La création du secteur optionnel figure déjà en toutes lettres dans la convention médicale signée cet été… comme elle était déjà inscrite dans la convention de 1993 ! Pourtant, les négociations vont reprendre le 12 octobre entre syndicats de médecins, Assurance-maladie et complémentaires pour remettre une nouvelle fois l’ouvrage sur le métier. Mardi, une première réunion de cadrage a eu lieu entre les deux derniers afin d’évaluer le coût pour les complémentaires du remboursement de ces dépassements régulés. « Nous attendons de l'Assurance-maladie des estimations sur ce que cela va nous coûter et nous voulons comparer nos évaluations, indiquait-on à la Mutualité Française avant la réunion. Jusqu'à présent, le gouvernement nous a dit "signez et après on verra". Mais nous ne sommes pas des payeurs aveugles ou des supplétifs ».
Une accumulation de contentieux
Les pourparlers de cet été avaient simplement fixé le cadre du secteur optionnel. Mais depuis lors les contentieux se sont accumulés avec les pouvoirs publics. A la rentrée, les complémentaires se sont braqués à cause de la hausse des taxes sur leur chiffre d’affaires. Elles redoutent à présent un amendement au PLFSS, présenté par la députée UMP Valérie Rosso-Debord, qui prévoit de taxer les réserves des mutuelles. Ces dernières sont aussi en délicatesse avec le gouvernement au sujet de l’impossibilité pour elles actuellement de contractualiser directement avec des professionnels de santé.

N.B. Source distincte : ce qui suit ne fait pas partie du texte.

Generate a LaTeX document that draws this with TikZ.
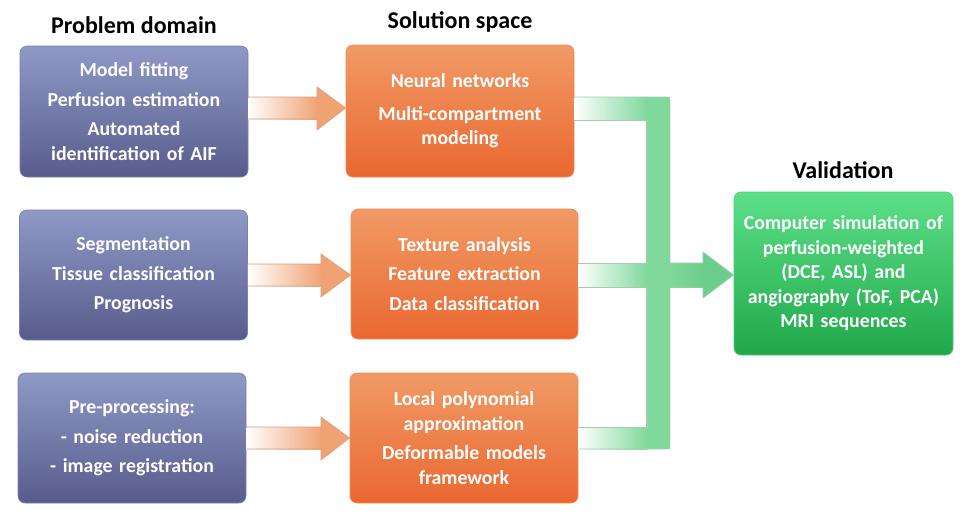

Pour autant, sur le papier, tout semble prêt. Les contours du nouveau secteur ont déjà été négociés depuis octobre 2009. Il ne concernera, dans un premier temps, que les médecins de secteur 2 ou titulaires d’un DP exerçant en plateaux techniques lourds, autrement dit chirurgiens, anesthésistes et obstétriciens. Ces praticiens pourraient alors s’engager à réaliser 30% ou plus de leurs actes au tarif opposable et à facturer pour les autres des « compléments d’honoraires » inférieurs ou égaux à 50% du tarif opposable. En contrepartie, l’Assurance-maladie participerait au financement des cotisations du praticien.
L’objectif est de faire passer 80% des anesthésistes et 55% des chirurgiens en secteur 1 ou en secteur optionnel. Ambitieux, quand on sait que le syndicat Le Bloc qui représente près de 60% de ces spécialistes n’a pas pris part au protocole d’accord. « Les pouvoirs publics accepteront-ils cette situation absurde qui voudrait que les représentants des intéressés au projet soient exclus des négociations » s’interroge le syndicat, en jugeant le projet actuel « pas acceptable, car il est discriminatoire à l’égard des chirurgiens et des obstétriciens en secteur 1 ». Pour les autres syndicats signataires de la convention, pas question de tout rediscuter. Les spécialistes de la CSMF considèrent que « le texte conventionnel est définitif » et ne « répondra pas à la demande de l’UNOCAM de rouvrir une négociation sur les critères de mise en place du secteur optionnel ». A moins bien sûr, glisse-t-on à l’UMESPE, d’élargir le nombre de bénéficiaires... Le SML campe sur la même position : « application du secteur optionnel seulement selon les modalités du protocole du 20 juillet ».
La fronde des patients
Côté patients, le secteur optionnel ne fait pas l’unanimité. L’UFC-Que Choisir appelle le gouvernement à entendre « le refus exprimé par les usagers et les complémentaires santé d’un secteur optionnel inefficient et coûteux, » redoutant des hausses mécaniques de cotisations. Les associations de patients du CISS, estiment également qu’au « moment où s’amplifient les attaques contre l’égalité d’accès aux soins et à la solidarité, le secteur optionnel sans conditions ne nous paraît pas une bonne mesure » et que la « lutte affichée contre les dépassements d’honoraires risque de se traduire par leur généralisation ». La CGT n’est pas en reste et pointe les risques d’effets pervers du dispositif en faisant « exploser le reste à charge pour les patients ».
Le gouvernement qui avait fixé aux complémentaires un ultimatum pour le 30 septembre a finalement accepté d’accorder aux négociateurs quelques semaines supplémentaires. Le temps presse désormais car le secteur optionnel risque de ne pas survivre en cas d’alternance politique. Dans nos colonnes, François Hollande a jugé la solution du secteur optionnel « pas convaincante ». En forte progression depuis une dizaine d’années, les dépassements d’honoraires s’élèvent désormais à 2,5 milliards d’euros par an.